==== DATA LINES
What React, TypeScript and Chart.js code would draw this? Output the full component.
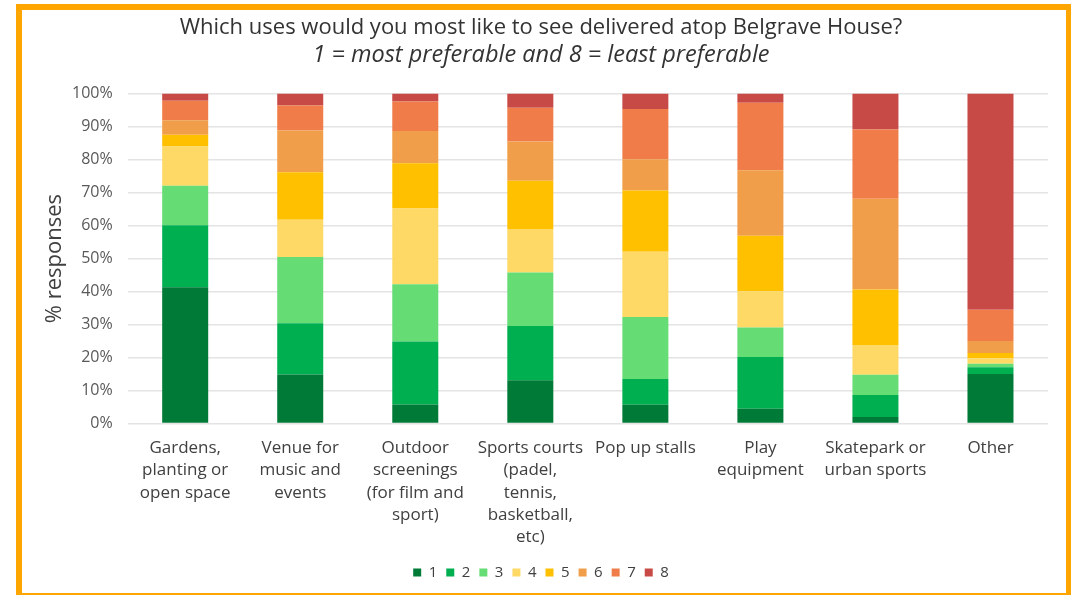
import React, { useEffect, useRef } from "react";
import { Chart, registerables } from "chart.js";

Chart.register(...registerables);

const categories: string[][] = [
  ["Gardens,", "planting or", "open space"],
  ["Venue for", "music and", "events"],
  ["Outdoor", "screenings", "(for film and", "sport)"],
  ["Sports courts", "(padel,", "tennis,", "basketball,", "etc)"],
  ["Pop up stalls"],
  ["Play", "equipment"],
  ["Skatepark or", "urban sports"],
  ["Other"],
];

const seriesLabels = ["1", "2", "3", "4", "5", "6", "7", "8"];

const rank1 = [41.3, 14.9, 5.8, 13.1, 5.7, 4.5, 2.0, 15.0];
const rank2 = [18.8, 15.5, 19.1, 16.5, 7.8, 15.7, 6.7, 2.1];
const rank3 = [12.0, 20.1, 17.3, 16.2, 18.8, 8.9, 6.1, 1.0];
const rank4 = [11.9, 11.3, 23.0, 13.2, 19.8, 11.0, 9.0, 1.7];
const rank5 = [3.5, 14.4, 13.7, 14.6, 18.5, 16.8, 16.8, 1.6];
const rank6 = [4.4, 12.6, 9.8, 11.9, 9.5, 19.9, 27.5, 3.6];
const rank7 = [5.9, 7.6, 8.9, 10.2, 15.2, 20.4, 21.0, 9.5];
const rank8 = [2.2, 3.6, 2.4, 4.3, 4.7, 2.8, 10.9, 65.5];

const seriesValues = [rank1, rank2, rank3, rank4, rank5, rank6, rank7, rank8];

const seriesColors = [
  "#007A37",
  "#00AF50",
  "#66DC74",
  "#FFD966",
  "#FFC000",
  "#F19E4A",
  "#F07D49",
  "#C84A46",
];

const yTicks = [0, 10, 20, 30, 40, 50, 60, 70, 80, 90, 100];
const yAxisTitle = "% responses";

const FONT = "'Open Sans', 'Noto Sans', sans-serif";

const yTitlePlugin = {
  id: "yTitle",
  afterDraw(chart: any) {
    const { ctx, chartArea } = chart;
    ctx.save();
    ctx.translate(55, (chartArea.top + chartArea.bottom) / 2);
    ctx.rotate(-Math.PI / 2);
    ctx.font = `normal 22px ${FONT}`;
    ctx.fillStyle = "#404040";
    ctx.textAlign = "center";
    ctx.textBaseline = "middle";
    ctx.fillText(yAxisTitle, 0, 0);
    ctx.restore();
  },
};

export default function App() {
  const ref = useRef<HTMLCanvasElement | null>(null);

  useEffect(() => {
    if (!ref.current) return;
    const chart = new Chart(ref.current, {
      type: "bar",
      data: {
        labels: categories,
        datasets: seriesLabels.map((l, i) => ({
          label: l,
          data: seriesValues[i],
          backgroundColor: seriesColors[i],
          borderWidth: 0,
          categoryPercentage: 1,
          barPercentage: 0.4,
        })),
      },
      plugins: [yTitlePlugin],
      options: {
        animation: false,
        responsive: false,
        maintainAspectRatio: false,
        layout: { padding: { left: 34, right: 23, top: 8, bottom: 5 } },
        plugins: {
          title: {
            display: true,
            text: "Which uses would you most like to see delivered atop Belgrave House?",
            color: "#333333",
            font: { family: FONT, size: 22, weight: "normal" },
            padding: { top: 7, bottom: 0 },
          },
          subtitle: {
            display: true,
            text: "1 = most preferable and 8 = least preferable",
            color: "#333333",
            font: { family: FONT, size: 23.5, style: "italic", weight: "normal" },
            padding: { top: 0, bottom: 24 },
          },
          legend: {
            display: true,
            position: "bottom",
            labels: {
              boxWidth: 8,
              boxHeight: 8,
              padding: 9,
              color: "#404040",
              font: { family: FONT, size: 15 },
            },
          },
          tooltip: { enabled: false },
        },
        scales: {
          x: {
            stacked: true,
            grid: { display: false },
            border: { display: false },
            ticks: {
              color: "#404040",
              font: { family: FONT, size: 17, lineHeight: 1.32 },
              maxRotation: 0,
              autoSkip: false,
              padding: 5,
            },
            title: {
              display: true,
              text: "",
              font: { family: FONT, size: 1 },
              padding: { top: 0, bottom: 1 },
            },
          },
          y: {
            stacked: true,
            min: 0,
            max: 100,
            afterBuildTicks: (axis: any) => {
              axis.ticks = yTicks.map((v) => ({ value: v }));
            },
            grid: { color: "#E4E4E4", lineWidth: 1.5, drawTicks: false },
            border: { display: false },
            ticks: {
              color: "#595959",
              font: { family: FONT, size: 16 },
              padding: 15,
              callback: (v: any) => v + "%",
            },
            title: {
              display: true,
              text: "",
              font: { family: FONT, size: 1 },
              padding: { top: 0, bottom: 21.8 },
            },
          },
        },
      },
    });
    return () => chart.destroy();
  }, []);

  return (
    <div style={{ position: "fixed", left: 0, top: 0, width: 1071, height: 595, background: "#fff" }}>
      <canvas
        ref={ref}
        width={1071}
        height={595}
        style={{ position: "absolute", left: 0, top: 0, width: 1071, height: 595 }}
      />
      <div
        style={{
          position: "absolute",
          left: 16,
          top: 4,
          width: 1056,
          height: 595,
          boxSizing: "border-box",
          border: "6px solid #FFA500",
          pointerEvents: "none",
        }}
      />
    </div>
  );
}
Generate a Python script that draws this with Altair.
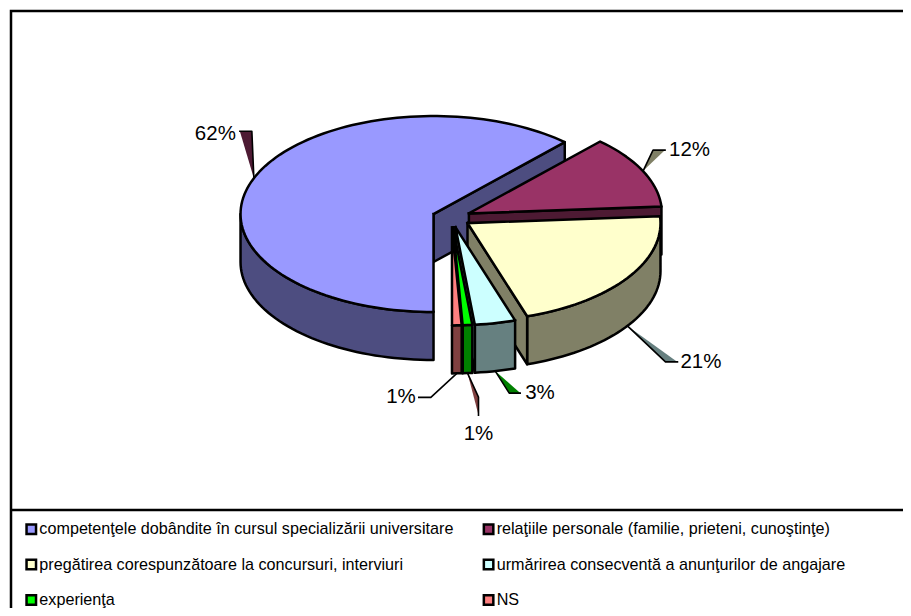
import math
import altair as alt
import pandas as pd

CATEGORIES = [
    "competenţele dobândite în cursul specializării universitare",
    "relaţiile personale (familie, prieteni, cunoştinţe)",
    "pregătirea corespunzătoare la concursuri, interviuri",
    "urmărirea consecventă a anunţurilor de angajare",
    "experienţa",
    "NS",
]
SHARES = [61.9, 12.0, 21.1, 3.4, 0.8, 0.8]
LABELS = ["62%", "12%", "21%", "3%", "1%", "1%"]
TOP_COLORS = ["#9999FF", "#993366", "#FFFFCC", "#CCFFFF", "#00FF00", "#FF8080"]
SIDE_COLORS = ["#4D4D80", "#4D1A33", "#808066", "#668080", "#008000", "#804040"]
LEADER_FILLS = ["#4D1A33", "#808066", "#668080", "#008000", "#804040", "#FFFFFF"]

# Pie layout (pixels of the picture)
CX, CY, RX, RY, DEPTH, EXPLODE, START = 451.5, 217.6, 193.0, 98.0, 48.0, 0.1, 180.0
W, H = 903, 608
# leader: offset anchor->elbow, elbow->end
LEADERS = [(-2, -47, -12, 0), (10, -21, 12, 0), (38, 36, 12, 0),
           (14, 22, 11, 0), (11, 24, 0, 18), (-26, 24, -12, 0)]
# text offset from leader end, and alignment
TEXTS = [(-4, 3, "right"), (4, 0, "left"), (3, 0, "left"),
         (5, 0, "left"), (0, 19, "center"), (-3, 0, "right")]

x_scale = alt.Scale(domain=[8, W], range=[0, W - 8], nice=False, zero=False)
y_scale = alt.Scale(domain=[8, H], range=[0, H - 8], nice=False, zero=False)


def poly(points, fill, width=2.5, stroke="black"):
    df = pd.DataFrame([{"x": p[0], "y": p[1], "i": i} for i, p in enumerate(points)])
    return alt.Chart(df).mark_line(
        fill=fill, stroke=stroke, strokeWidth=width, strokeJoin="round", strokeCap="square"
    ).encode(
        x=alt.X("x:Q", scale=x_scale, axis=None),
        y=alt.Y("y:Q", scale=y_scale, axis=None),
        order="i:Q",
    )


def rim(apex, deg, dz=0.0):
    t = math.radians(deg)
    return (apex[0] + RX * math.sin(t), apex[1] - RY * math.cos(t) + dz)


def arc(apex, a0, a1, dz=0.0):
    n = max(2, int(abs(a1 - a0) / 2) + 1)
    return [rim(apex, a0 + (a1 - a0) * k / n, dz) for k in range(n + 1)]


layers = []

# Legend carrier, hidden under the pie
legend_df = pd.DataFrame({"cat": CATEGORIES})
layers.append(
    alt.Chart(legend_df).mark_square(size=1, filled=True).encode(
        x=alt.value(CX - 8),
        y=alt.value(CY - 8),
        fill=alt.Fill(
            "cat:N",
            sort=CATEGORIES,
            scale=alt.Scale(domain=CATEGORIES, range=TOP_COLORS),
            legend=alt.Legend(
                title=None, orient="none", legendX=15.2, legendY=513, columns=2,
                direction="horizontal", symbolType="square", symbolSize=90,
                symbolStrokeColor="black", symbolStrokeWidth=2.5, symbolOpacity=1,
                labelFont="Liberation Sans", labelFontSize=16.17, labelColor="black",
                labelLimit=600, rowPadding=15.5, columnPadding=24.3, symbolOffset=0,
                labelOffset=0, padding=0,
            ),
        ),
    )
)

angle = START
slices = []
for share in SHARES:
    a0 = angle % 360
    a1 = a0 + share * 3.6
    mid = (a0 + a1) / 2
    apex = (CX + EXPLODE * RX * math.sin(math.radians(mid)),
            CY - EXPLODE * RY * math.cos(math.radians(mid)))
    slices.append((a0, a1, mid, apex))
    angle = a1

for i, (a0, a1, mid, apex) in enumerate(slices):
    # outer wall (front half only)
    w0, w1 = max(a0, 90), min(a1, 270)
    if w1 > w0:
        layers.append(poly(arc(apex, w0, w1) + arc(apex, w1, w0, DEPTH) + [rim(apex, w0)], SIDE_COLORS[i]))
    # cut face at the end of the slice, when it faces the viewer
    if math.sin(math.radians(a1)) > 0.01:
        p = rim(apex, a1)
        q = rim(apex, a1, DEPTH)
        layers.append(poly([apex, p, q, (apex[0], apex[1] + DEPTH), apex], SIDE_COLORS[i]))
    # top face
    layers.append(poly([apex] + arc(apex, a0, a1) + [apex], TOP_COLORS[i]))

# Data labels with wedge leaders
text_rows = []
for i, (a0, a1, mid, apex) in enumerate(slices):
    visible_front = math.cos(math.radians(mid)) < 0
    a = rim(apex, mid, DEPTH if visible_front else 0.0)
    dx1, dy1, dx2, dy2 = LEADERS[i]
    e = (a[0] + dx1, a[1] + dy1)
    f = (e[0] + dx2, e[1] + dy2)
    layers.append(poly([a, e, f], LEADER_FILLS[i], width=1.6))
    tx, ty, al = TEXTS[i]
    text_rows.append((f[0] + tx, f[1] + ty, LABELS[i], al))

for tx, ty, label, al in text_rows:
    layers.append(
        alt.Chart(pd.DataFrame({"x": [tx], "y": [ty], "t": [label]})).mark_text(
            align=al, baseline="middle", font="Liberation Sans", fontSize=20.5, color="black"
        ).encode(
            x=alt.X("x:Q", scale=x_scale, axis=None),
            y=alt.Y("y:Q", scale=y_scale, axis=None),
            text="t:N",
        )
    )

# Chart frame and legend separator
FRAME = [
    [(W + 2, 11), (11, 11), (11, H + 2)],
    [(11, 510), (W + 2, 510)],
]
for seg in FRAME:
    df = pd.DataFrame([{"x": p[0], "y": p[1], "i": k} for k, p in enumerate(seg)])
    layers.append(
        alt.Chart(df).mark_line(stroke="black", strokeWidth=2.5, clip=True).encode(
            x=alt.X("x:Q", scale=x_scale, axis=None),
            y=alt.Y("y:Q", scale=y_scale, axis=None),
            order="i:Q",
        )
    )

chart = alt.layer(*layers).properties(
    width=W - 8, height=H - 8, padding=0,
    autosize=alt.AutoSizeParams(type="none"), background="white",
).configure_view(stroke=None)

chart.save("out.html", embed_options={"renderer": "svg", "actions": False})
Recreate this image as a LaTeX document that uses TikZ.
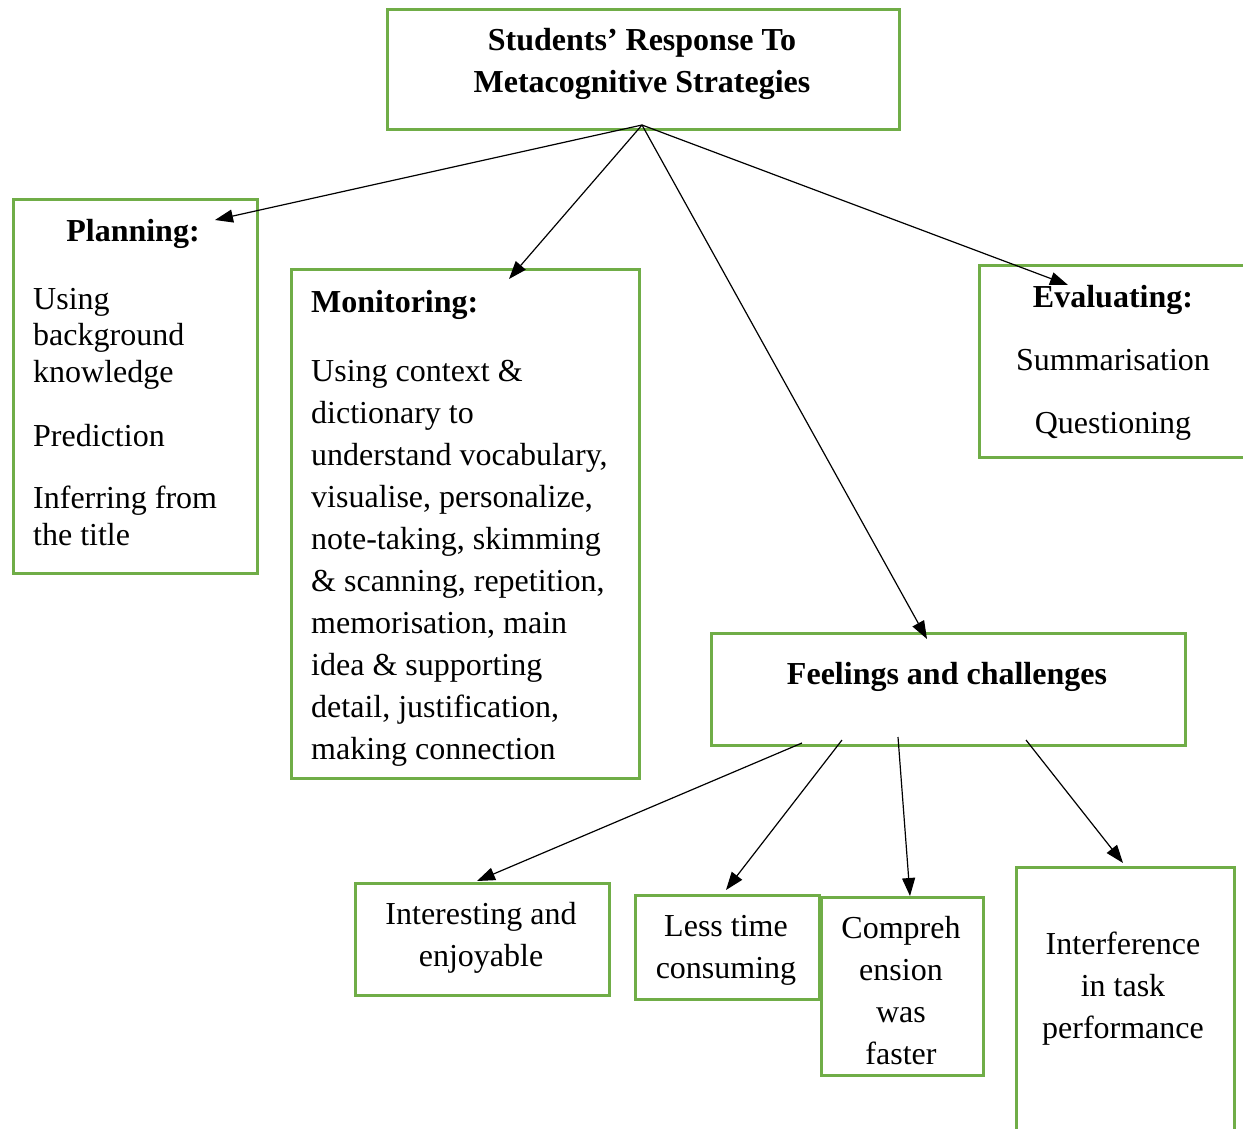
========
## SHORT TASK
Only the lines from the one containing "Generate a Python" down to the one containing "import pandas as pd" should be copied, exactly and with both ends kept. Drop the pictures.

## SOLUTION
Generate a Python script that draws this with Altair.
import math
import altair as alt
import pandas as pd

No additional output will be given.